The common belief in the world press was that Levent's nemesis, Rauf Denktash, the Turkish Cypriot president of the north, was resisting a Turkish desire to settle the Cyprus unification issue. Ankara was said to want to remove an obstacle to Turkey's entering the EU. Denktash was the person Kofi Annan specifically blamed when he threw up his hands after an impasse in reunification talks last April.

Levent saw things as more typically Cypriot in their complexity. He said that Turkey could easily overrule Denktash. However, rebuffed by the EU regarding a laundry list of human rights, Turkey was not at a point to offer an agreement on Cyprus as a gesture to get into the union.
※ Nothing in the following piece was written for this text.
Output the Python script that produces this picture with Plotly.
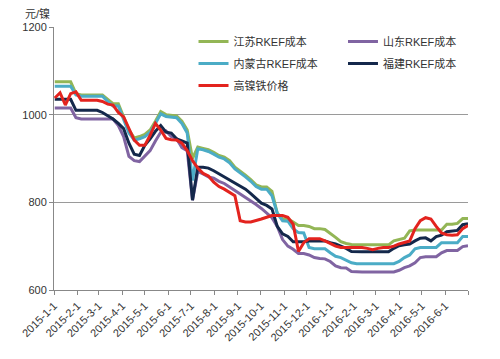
import pandas as pd
import plotly.graph_objects as go

dates = pd.date_range("2015-01-02", periods=79, freq="7D")

jiangsu = [1075, 1075, 1075, 1075, 1048, 1045, 1045, 1045, 1045, 1045,
           1035, 1025, 1025, 995, 965, 947, 950, 955, 965, 985,
           1007, 1000, 998, 997, 985, 965, 900, 926, 923, 920,
           914, 907, 903, 895, 880, 872, 862, 852, 840, 835,
           835, 825, 775, 762, 762, 755, 747, 747, 745, 740,
           740, 738, 730, 720, 710, 706, 704, 703, 703, 703,
           703, 703, 703, 703, 712, 715, 718, 735, 737, 737,
           737, 737, 737, 737, 750, 750, 752, 763, 763]

neimenggu = [1065, 1065, 1065, 1065, 1045, 1042, 1042, 1042, 1042, 1042,
             1030, 1020, 1020, 990, 958, 942, 945, 950, 960, 980,
             1002, 996, 994, 993, 980, 958, 850, 922, 920, 916,
             910, 903, 899, 890, 876, 868, 858, 848, 836, 830,
             830, 815, 775, 758, 757, 740, 731, 730, 697, 694,
             694, 694, 685, 677, 674, 668, 662, 660, 660, 660,
             660, 660, 660, 660, 660, 665, 674, 680, 694, 697,
             697, 697, 697, 708, 708, 708, 708, 722, 722]

shandong = [1015, 1015, 1015, 1015, 993, 990, 990, 990, 990, 990,
            990, 990, 975, 950, 905, 895, 893, 905, 918, 940,
            960, 963, 950, 945, 925, 918, 805, 870, 865, 858,
            855, 848, 843, 835, 827, 820, 812, 805, 795, 786,
            775, 765, 745, 715, 700, 693, 683, 683, 680, 674,
            672, 671, 665, 655, 651, 650, 642, 641, 641, 641,
            641, 641, 641, 641, 641, 645, 651, 655, 662, 674,
            676, 676, 676, 685, 690, 690, 690, 699, 701]

fujian = [1035, 1035, 1035, 1035, 1010, 1010, 1010, 1010, 1010, 1005,
          998, 990, 980, 968, 935, 910, 907, 930, 945, 962,
          975, 960, 958, 945, 940, 935, 805, 880, 880, 878,
          872, 865, 858, 852, 845, 838, 830, 820, 810, 798,
          793, 785, 745, 728, 722, 710, 710, 710, 712, 712,
          712, 712, 708, 705, 700, 695, 688, 687, 687, 687,
          687, 687, 687, 687, 695, 701, 703, 705, 712, 718,
          719, 712, 722, 725, 733, 735, 736, 749, 751]

price = [1038, 1050, 1022, 1048, 1052, 1033, 1033, 1033, 1033, 1030,
         1024, 1022, 1005, 995, 970, 942, 930, 930, 953, 980,
         965, 946, 943, 942, 935, 918, 895, 878, 866, 860,
         846, 836, 830, 823, 815, 758, 755, 755, 758, 762,
         766, 770, 770, 770, 766, 750, 688, 708, 717, 717,
         717, 712, 706, 700, 697, 697, 697, 697, 697, 695,
         692, 695, 697, 697, 700, 705, 708, 712, 740, 758,
         765, 762, 745, 730, 726, 725, 726, 740, 747]

tick_dates = ["2015-01-01", "2015-02-01", "2015-03-01", "2015-04-01", "2015-05-01",
              "2015-06-01", "2015-07-01", "2015-08-01", "2015-09-01", "2015-10-01",
              "2015-11-01", "2015-12-01", "2016-01-01", "2016-02-01", "2016-03-01",
              "2016-04-01", "2016-05-01", "2016-06-01", "2016-07-01"]
tick_labels = ["2015-1-1", "2015-2-1", "2015-3-1", "2015-4-1", "2015-5-1",
               "2015-6-1", "2015-7-1", "2015-8-1", "2015-9-1", "2015-10-1",
               "2015-11-1", "2015-12-1", "2016-1-1", "2016-2-1", "2016-3-1",
               "2016-4-1", "2016-5-1", "2016-6-1", ""]

FONT = "Liberation Sans, Arial, Noto Sans CJK SC, sans-serif"

series = [
    ("江苏RKEF成本", jiangsu, "#93B656", "legend"),
    ("内蒙古RKEF成本", neimenggu, "#4BACC6", "legend"),
    ("高镍铁价格", price, "#E3231E", "legend"),
    ("山东RKEF成本", shandong, "#8064A2", "legend2"),
    ("福建RKEF成本", fujian, "#14284B", "legend2"),
]
draw_order = [0, 3, 1, 4, 2]

fig = go.Figure()
for k in draw_order:
    name, vals, col, lg = series[k]
    fig.add_trace(go.Scatter(
        x=dates, y=vals, mode="lines", name=name, legendgroup=name,
        line=dict(color=col, width=3), legend=lg,
    ))

leg_common = dict(yanchor="top", xanchor="left", bgcolor="rgba(0,0,0,0)",
                  font=dict(size=11, color="#333"), tracegroupgap=3,
                  traceorder="grouped", itemwidth=30)

fig.update_layout(
    width=500, height=359,
    margin=dict(l=36, r=40, t=19, b=77),
    paper_bgcolor="white", plot_bgcolor="white",
    font=dict(family=FONT, size=11, color="#404040"),
    showlegend=True,
    legend=dict(x=0.337, y=1.0, **leg_common),
    legend2=dict(x=0.698, y=1.0, **leg_common),
    xaxis=dict(
        type="date", range=["2015-01-01", "2016-07-01"],
        tickmode="array", tickvals=tick_dates, ticktext=tick_labels,
        tickangle=-45, ticks="outside", ticklen=4, tickcolor="#888",
        showline=True, linecolor="#888", linewidth=1,
        showgrid=False, zeroline=False,
        tickfont=dict(size=11, color="#333"),
    ),
    yaxis=dict(
        range=[600, 1200], tickvals=[600, 800, 1000, 1200],
        ticks="outside", ticklen=4, tickcolor="#888",
        showline=True, linecolor="#888", linewidth=1,
        showgrid=True, gridcolor="#9a9a9a", gridwidth=1,
        zeroline=False, tickfont=dict(size=11, color="#333"),
    ),
    annotations=[dict(
        text="元/镍", xref="paper", yref="paper",
        x=-0.075, y=1.053, xanchor="left", yanchor="middle",
        showarrow=False, font=dict(size=11, color="#333"),
    )],
)

fig.write_html("out.html")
It would rather hold this out as a later playing card. Neither was Levent sure that the big nations of the EU were really in a hurry to see Turkey, a country about their size but much poorer, acquire political weight in the union. Meanwhile, the Republic of Cyprus, in the southern portion of the island, would definitely enter the EU, as approved, this May. And Levent's Afrika would unrelentingly press for Europe for all Cypriots.

We had time after our meeting to visit Old Nicosia, whose lovely Ottoman town houses are being restored in the northern neighborhood of Arabahmet, near St. Sofia Cathedral. St. Sofia is one of the finest Gothic churches on the island, even though the Turks who sacked it in 1571 turned it into what is now known as the Selimiye Mosque and appended two 175-foot minarets, which dominate the skyscape. Beside it, the covered bazaar is cool and fragrant with spices and the sweetness of fruit. Among the stalls of household goods and food is one that sells modern tapestries depicting Jesus Christ. Levent had assured us that the time has come when both Muslim and Christian Cypriots sincerely want to get along with one another.

On our return to the southern side, the lobby of the Hilton was a buzzing rialto of business dealing. Southern Cyprus is prosperous, with a gross domestic product three times greater than that of the north, which suffers from being shunned in international trade. The southern republic is, moreover, well off by European standards, with high technology taking a healthy role in the economy.

Before a recent crackdown, the island had been a notorious haven for funny money. There are fourteen thousand "brass plate" offshore companies in the Republic of Cyprus, mostly Russian. Chris Weafer, the chief strategist for Alfa-Bank, Russia's largest private bank, was quoted by the Cyprus Mail as saying that much of the $200 billion that left Russia illegally is holed up in Cyprus. Somerset Maugham once called France's Riviera a sunny place for shady people. Today's Cyprus could easily earn the epithet.

For the new Russians, in any case, Cyprus has become an upscale Black Sea. The Russian speakers in the lobby may have been among some fifty thousand who have said good-bye to galoshes and settled on the island. Meanwhile, Damascans and businessmen from Beirut fly here in half an hour to do deals—about the same time that it takes Israelis to arrive from Tel Aviv to hold festive mixed marriages. I can't think of any place more busily cosmopolitan than Cyprus.